1990-1992.  Wisconsin Sea Grant completes a survey of 100 shore properties and their vulnerability to flooding and erosion on Wisconsin’s Lake Michigan coast.  Results are reported by Keillor at the American Society of Engineers specialty conference: Coastal Engineering Practice 92’ in Long Beach, California.
 
1996-present.  Wisconsin Sea Grant participates in a natural hazards advisory group to the Wisconsin Coastal Management Program.  A natural hazard plan is developed and university researchers update a 20 year-old study of bluff stability along the state’s Michigan shore.
 
 
January 1997 to present.  Wisconsin Sea Grant participates in the U.S. Army Corps of Engineers’ Lake Michigan Potential Damages Study.  The Corps provides some funding to help a Sea Grant researcher apply softcopy photogrammetry to coastal recession rate measurement.
 
July 1998.  Wisconsin Sea Grant publishes a completely new second edition on its Coastal Processes Manual and introduces it to 75 engineers at two, two-day workshops in Milwaukee and Superior, with funding assistance from the Wisconsin Coastal Management Program. 
 
1999.  Wisconsin Sea Grant adds coastal engineering and coastal hazards web pages to its web site.
 
Summer 2000.  Wisconsin Sea Grant begins a cooperative project with the U.S. Army Corps of Engineers to re-write a shore protection advisory booklet for Great Lakes coastal property owners.
 
Woods Hole (Massachusetts) Sea Grant Program:

Public Risk Perception and Coastal Flood Insurance: Research project (marine policy) 1994-1995.  An economic analysis to estimate the flood risk perception of coastal residents, compare these perceptions with those of expert scientists, and measure how individual socio-economic characteristics and flood risk information influence the public’s willingness to pay to insure against future flood damages.
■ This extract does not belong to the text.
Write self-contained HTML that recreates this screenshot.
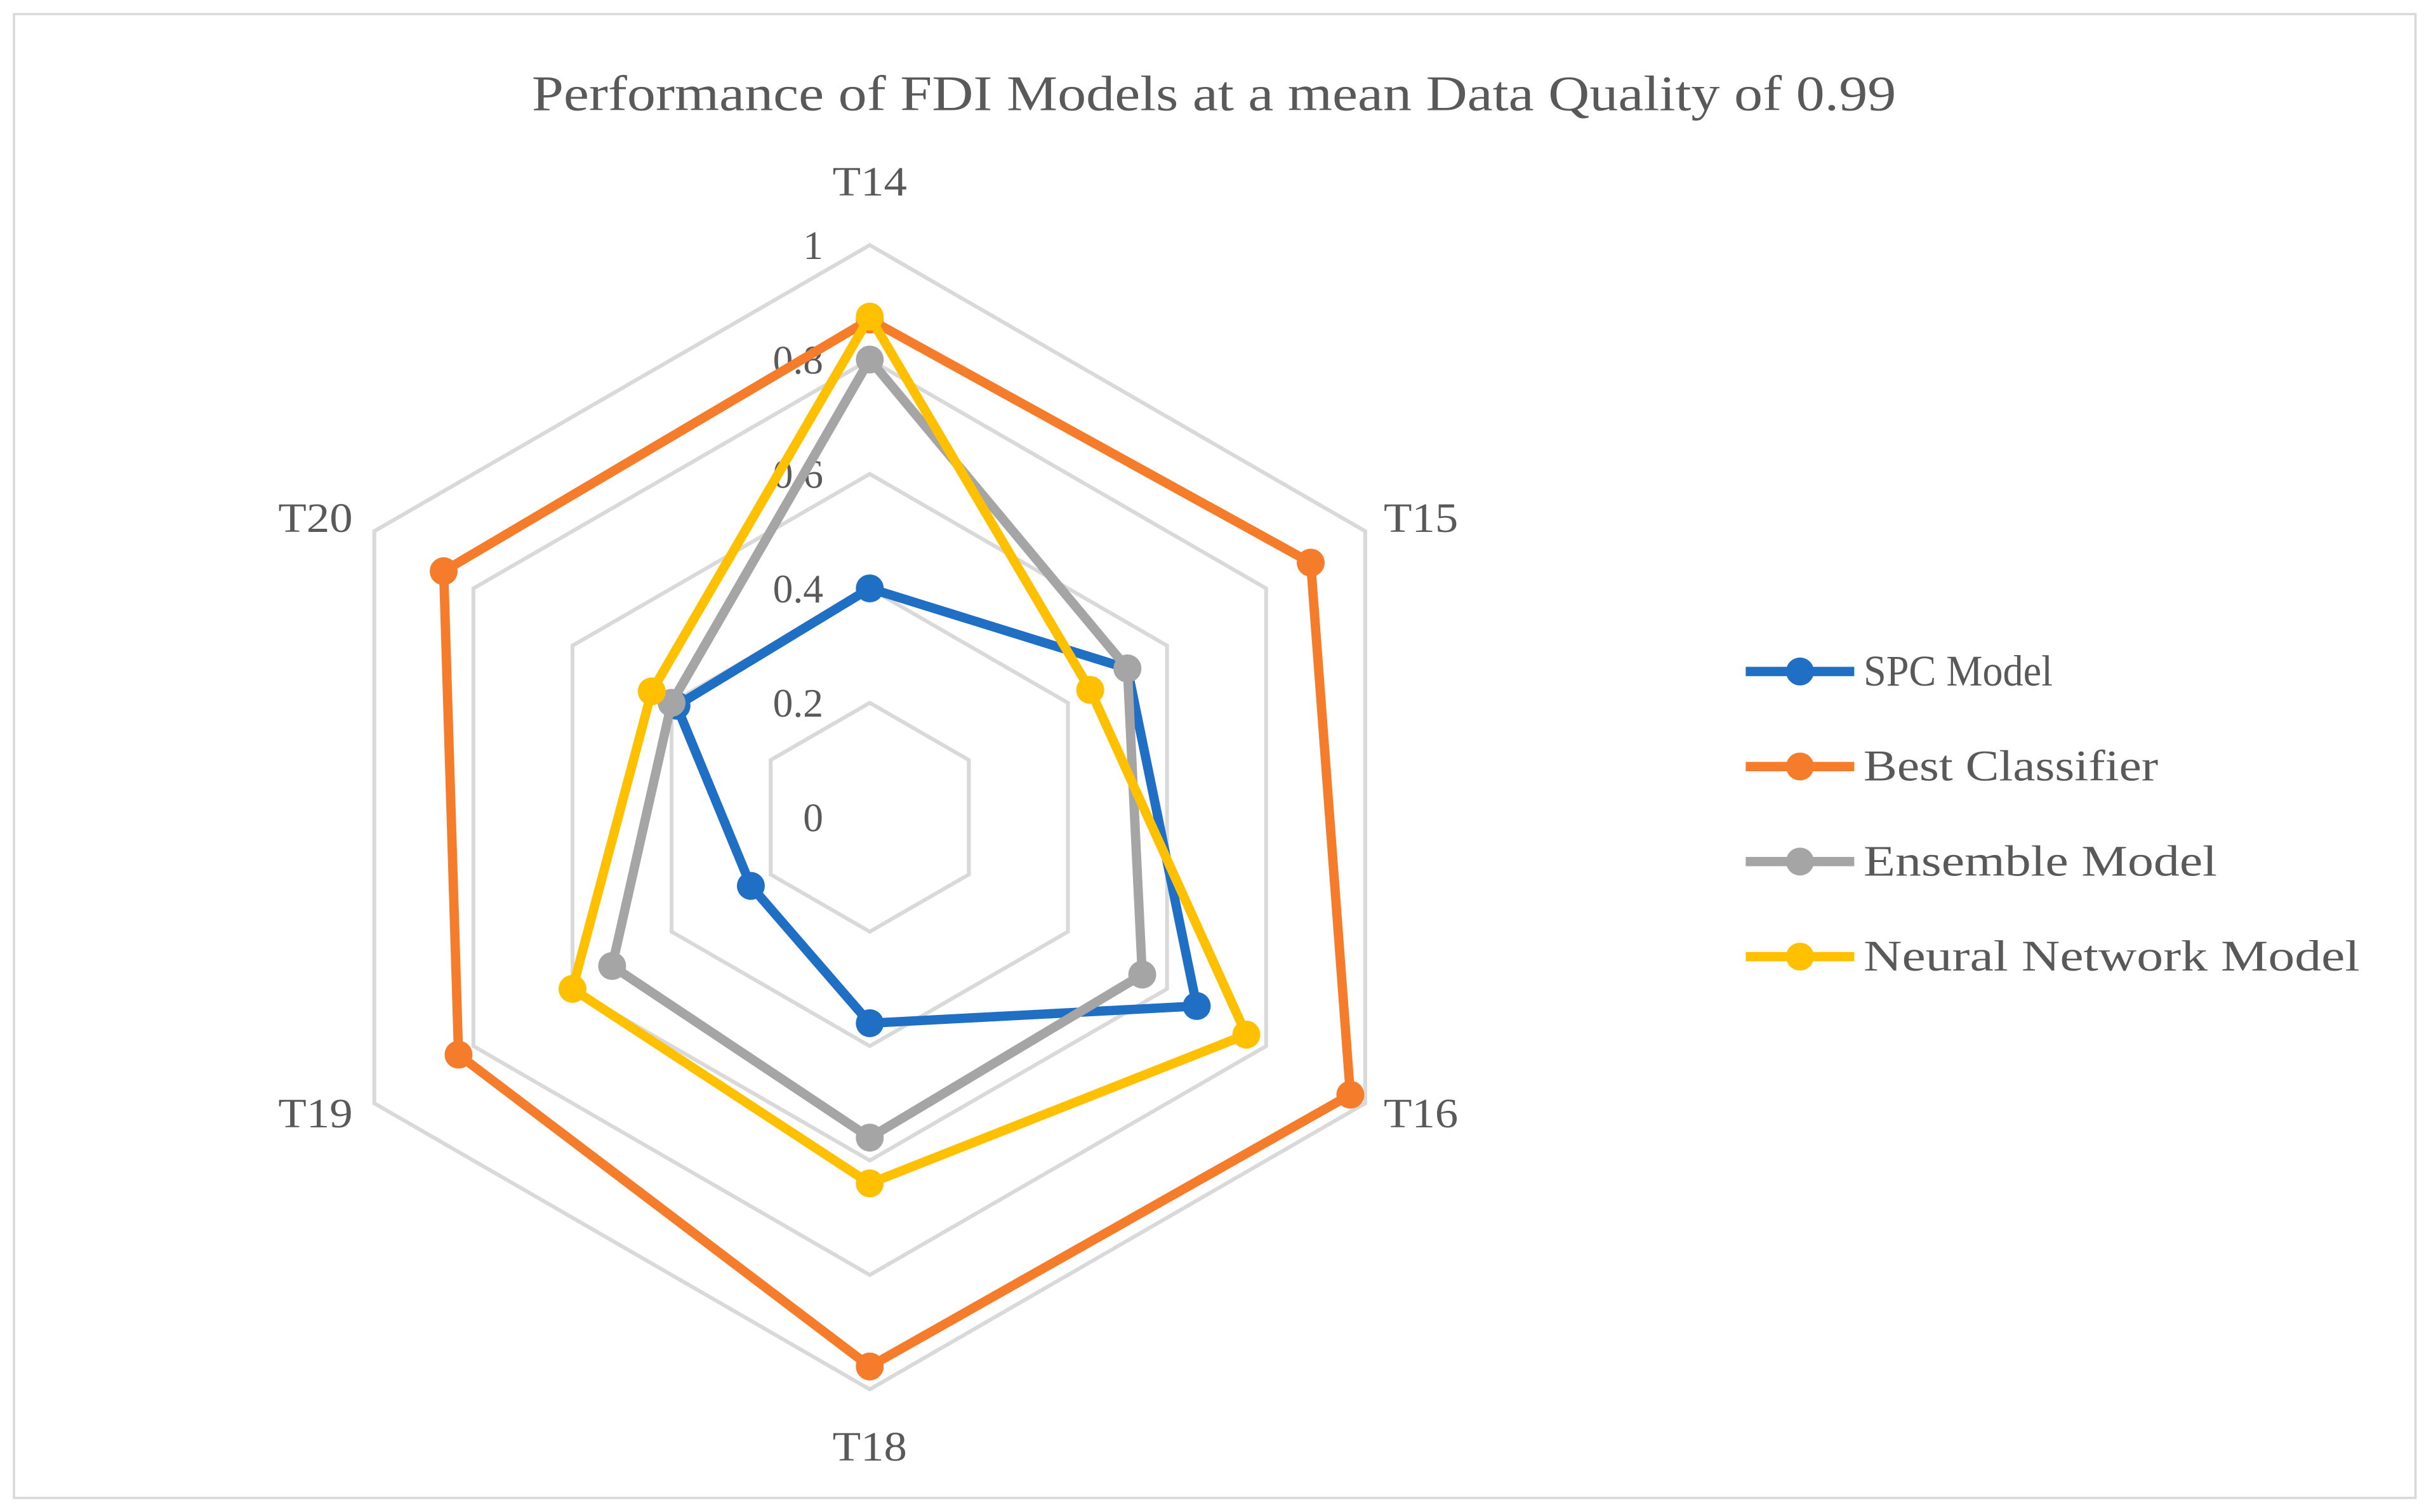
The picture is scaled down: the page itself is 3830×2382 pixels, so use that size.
<!DOCTYPE html>
<html><head><meta charset="utf-8">
<style>html,body{margin:0;padding:0;background:#fff}svg{display:block}</style></head>
<body>
<svg id="chart" width="3830" height="2382" viewBox="0 0 1568 975" xmlns="http://www.w3.org/2000/svg" font-family="'Liberation Serif', serif">
<rect x="9" y="9" width="1549" height="957" fill="#fff" stroke="#d9d9d9" stroke-width="1.5"/>
<text x="783" y="71" text-anchor="middle" font-size="32" fill="#595959" textLength="880" lengthAdjust="spacingAndGlyphs">Performance of FDI Models at a mean Data Quality of 0.99</text>
<g id="grid"></g>
<g id="series"></g>
<g id="legend"></g>
</svg>
<script>
const categories = ["T14","T15","T16","T18","T19","T20"];
const tickLabels = ["0","0.2","0.4","0.6","0.8","1"];
const tickValues = [0,0.2,0.4,0.6,0.8,1];
const seriesNames = ["SPC Model","Best Classifier","Ensemble Model","Neural Network Model"];
const spcValues = [0.40,0.52,0.66,0.36,0.24,0.39];
const bestValues = [0.87,0.89,0.97,0.96,0.83,0.86];
const ensembleValues = [0.80,0.52,0.55,0.56,0.52,0.40];
const nnValues = [0.875,0.445,0.76,0.64,0.60,0.44];
const colors = ["#1f6fc5","#f47c2a","#a5a5a5","#ffc000"];
const legendWidths = [122,190,228,320];

const NS="http://www.w3.org/2000/svg";
const cx=561, cy=527, R=369;
function pt(i,v){const a=i*Math.PI*2/categories.length;return [cx+R*v*Math.sin(a), cy-R*v*Math.cos(a)];}
function mk(tag,attrs,parent){const e=document.createElementNS(NS,tag);for(const k in attrs)e.setAttribute(k,attrs[k]);parent.appendChild(e);return e;}
const grid=document.getElementById('grid');
tickValues.forEach((t,k)=>{
  if(t===0)return;
  const pts=categories.map((c,i)=>pt(i,t).join(',')).join(' ');
  const g=mk('polygon',{points:pts,fill:'none',stroke:'#d9d9d9','stroke-width':2.5},grid);
  
  
});
tickValues.forEach((t,k)=>{
  const p=pt(0,t);
  const tx=mk('text',{x:p[0]-30,y:p[1]+9,'text-anchor':'end','font-size':26,fill:'#595959'},grid);
  tx.textContent=tickLabels[k];
  
  
});
categories.forEach((c,i)=>{
  const p=pt(i,1.1);
  let anchor='middle', dy=0;
  if(i===1||i===2){anchor='start';p[0]-=20;}
  if(i===4||i===5){anchor='end';p[0]+=18;}
  if(i===0)dy=5; if(i===3)dy=9;
  if(i===1||i===5)dy=19;
  if(i===2||i===4)dy=-3;
  const tx=mk('text',{x:p[0],y:p[1]+dy,'text-anchor':anchor,'font-size':27,fill:'#595959',textLength:48,lengthAdjust:'spacingAndGlyphs'},grid);
  tx.textContent=c;
  
  
});
const ser=document.getElementById('series');
[spcValues,bestValues,ensembleValues,nnValues].forEach((vals,s)=>{
  const g=mk('g',{},ser);
  
  
  const pts=vals.map((v,i)=>pt(i,v).join(',')).join(' ');
  const pl=mk('polygon',{points:pts,fill:'none',stroke:colors[s],'stroke-width':6,'stroke-linejoin':'round'},g);
  
  
  vals.forEach((v,i)=>{
    const p=pt(i,v);
    const c=mk('circle',{cx:p[0],cy:p[1],r:9,fill:colors[s]},g);
    
    
  });
});
const leg=document.getElementById('legend');
seriesNames.forEach((n,s)=>{
  const y=433+s*61.3;
  const g=mk('g',{},leg);
  
  
  mk('line',{x1:1126,y1:y,x2:1196,y2:y,stroke:colors[s],'stroke-width':6},g);
  mk('circle',{cx:1161,cy:y,r:9,fill:colors[s]},g);
  const t=mk('text',{x:1202,y:y+9,'font-size':28,fill:'#595959',textLength:legendWidths[s],lengthAdjust:'spacingAndGlyphs'},g);
  t.textContent=n;
});
</script>
</body></html>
Coastal processes outreach: Our coastal processes outreach focuses on the management of the region’s coastal landforms: bluffs, beaches, dunes, barrier beaches, salt marshes, and tidal flats.  Together, these landforms serve as the region’s coastal hazards defense system- a system that is self-sustaining under natural conditions, but one that has been and is presently being modified to accommodate coastal development.  Our objective, therefore, is to assist the region in sustaining its coastal landforms given the reality of present and future coastal development.